Bayesian population structure and principal component analysis

A model-based Bayesian clustering method was used to characterize the different genetic clustering patterns between the different regions with STRUCTURE 2.3.4 [74]. The genome of each bee was located in a predetermined set K, and the variable ancestor ratio was determined by the allele frequency of the population. This approach allowed the use of mixed bees to characterize ancestral populations [74]. We used a hybrid model and applied a putative number of clusters K from one to ten for 11,506 SNPs to run on STRUCTURE. The analysis was performed without prior knowledge of the demographic identity by simulating 50,000 preburning steps and 100,000 iterations of the MCMC algorithm per run. Ten independent runs were performed for each K to estimate the most reliable different genetic clusters using the probability of posterior probability (LnP(N/K)) [75] and the temporary amount DK of each K partition. The posterior probability variation with respect to K between the different runs was designated as the method for determining the true K value [76]. The most likely value for K was based on the network software STRUCTURE HARVESTER [29] and Evanno’s ΔK method [76], which was based on the average log likelihood, Ln P(D). Using TASSEL v5.0 [28] and SPSS 22 to perform PCA of the genetic and morphological traits of different individuals, respectively, enabled us to visualize the correlations between individual bees in individuals/regions on a multidimensional scale.

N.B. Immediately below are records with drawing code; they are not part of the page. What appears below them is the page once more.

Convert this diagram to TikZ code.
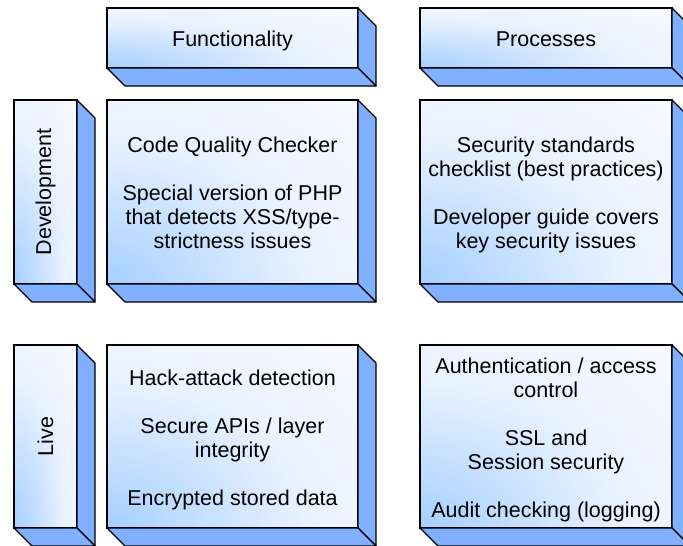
\documentclass[tikz,border=0pt]{standalone}
\usepackage{fontspec}
\setmainfont{Liberation Sans}
\usetikzlibrary{calc}

\definecolor{sideblue}{RGB}{128,176,255}
\definecolor{faceblue}{RGB}{165,207,255}
\definecolor{facemid}{RGB}{233,242,255}

% pale glow from the lower left corner of a face
\pgfdeclareradialshading{cornerglow}{\pgfpoint{0bp}{0bp}}{color(0bp)=(faceblue); color(10bp)=(facemid); color(22bp)=(white); color(50bp)=(white)}

\newcommand{\depth}{18}
% right and bottom faces of a slab
\newcommand{\Extrude}[1]{%
   \filldraw[Side] (#1.north east) -- ++(\depth,\depth)
      -- ([shift={(\depth,\depth)}]#1.south east) -- (#1.south east) -- cycle;
   \filldraw[Side] (#1.south west) -- (#1.south east)
      -- ([shift={(\depth,\depth)}]#1.south east)
      -- ([shift={(\depth,\depth)}]#1.south west) -- cycle;}
% text block, set a little low in its face
\newcommand{\Txt}[1]{\raisebox{0pt}[\dimexpr\height+8pt\relax]{\begin{tabular}{@{}c@{}}#1\end{tabular}}}

\begin{document}
\begin{tikzpicture}[x=1pt, y=-1pt]
   \tikzset{Face/.style={draw=black, line width=1.2pt, outer sep=0pt, inner sep=0pt,
      font=\fontsize{21.5}{24}\selectfont, fill=white,
      path picture={
         \coordinate (sw) at (path picture bounding box.south west);
         \coordinate (ne) at (path picture bounding box.north east);
         \shade[shading=cornerglow] let \p1=($(ne)-(sw)$) in
            (sw) ellipse [x radius=2*\x1, y radius=2*\y1];}}}
   \tikzset{Side/.style={draw=black, line width=1.2pt, fill=sideblue, line join=round}}
   \path[use as bounding box, clip] (0,0) rectangle (683,546);

   \node[Face, minimum width=251, minimum height=60] (head-func) at (232.5,38) {\Txt{Functionality}};
   \node[Face, minimum width=252, minimum height=60] (head-proc) at (546,38) {\Txt{Processes}};

   \node[Face, minimum width=63, minimum height=184] (row-dev) at (45.5,192) {\rotatebox{90}{Development}};
   \node[Face, minimum width=63, minimum height=183] (row-live) at (45.5,436.5) {\rotatebox{90}{Live}};

   \node[Face, minimum width=251, minimum height=184] (dev-func) at (232.5,192)
      {\Txt{Code Quality Checker\\[24pt] Special version of PHP\\ that detects XSS/type-\\ strictness issues}};
   \node[Face, minimum width=252, minimum height=184] (dev-proc) at (546,192)
      {\Txt{Security standards\\ checklist (best practices)\\[24pt] Developer guide covers\\ key security issues}};

   \node[Face, minimum width=251, minimum height=183] (live-func) at (232.5,436.5)
      {\Txt{Hack-attack detection\\[24pt] Secure APIs / layer\\ integrity\\[24pt] Encrypted stored data}};
   \node[Face, minimum width=252, minimum height=183] (live-proc) at (546,436.5)
      {\Txt{Authentication / access\\ control\\[24pt] SSL and\\ Session security\\[24pt] Audit checking (logging)}};

   \foreach \b in {head-func,head-proc,row-dev,row-live,dev-func,dev-proc,live-func,live-proc}
      \Extrude{\b};
\end{tikzpicture}
\end{document}
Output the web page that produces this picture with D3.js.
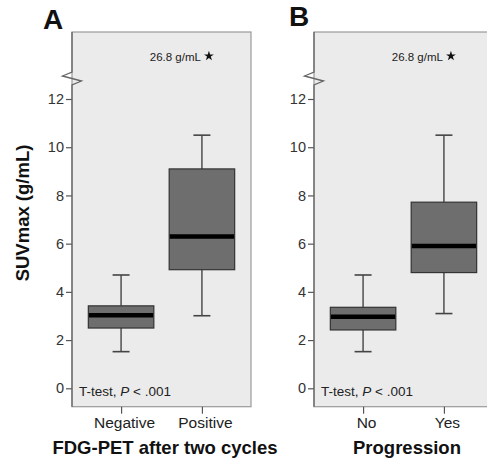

Correlations between environmental variables and genetic diversity

The Mantel test was performed using the Fst matrix and distance matrix with the ade4 software package in R [37]. To describe the possible changes in the correlation between the genetic distance and geographical distance, we used PASSaGE 2.0 for Manchester correlation analysis [77], according to the distance. The rank divided the distance matrix into submatrices. The populations within the boundary geographical distance described by each submatrix corresponded to populations with different genetic distances. The average Fst of the set “distance level” was calculated separately to generate a polyline “interference graph” that was combined with the Manchester correlation map for a more intuitive view.

Detecting SNP loci under selection based on Fst outlier tests

A coalescence-based simulation was used to detect deviating SNP sites. With these methods, we expected to detect low-level differentiation sites under balanced selection (neutral loci) and high-level differentiation sites under directed selection (differentiation loci). The layering method we used was a modification of the FDIST method that was performed with Arlequin ver 3.5.2.2 [78, 79].. We used a hierarchical island model with 50,000 simulations to calculate the relationship between the Fst and heterozygosity. A locus with an Fst value higher than the 0.99 limit of the neutral distribution was considered to be a putative outlier under divergent selection [59]. The remaining loci with nonsignificant Fst values were considered to be neutral SNPs. All procedures reduced bias and maintained highly differentiated loci between ecotypes individuals. We chose Fst values that were higher than the expected neutral distribution as the directional selection sites and Fst values that were lower than the expected neutral distribution as the balanced selection sites [60].

Gene ontology analysis

SNP loci were screened using high-quality SNP loci [59, 80], and the reference sequence was obtained from NCBI (https://www.ncbi.nlm.nih.gov/assembly/GCF_001442555.1). A 50-base sequence upstream and downstream of the extraction site was sequenced and aligned with the A. mellifera sequence to obtain the most recent genes. Enrichment analysis was based on their orthologs in Drosophila melanogaster. The genes were assigned to GO and KEGG pathways. The functional enrichment of gene IDs was performed using GeneMania and g: Profiler [81, 82] with the online analysis site DAVID for KEGG pathway exploration [83] and Benjamini to correct the P-values to identify clusters of significantly enriched terms.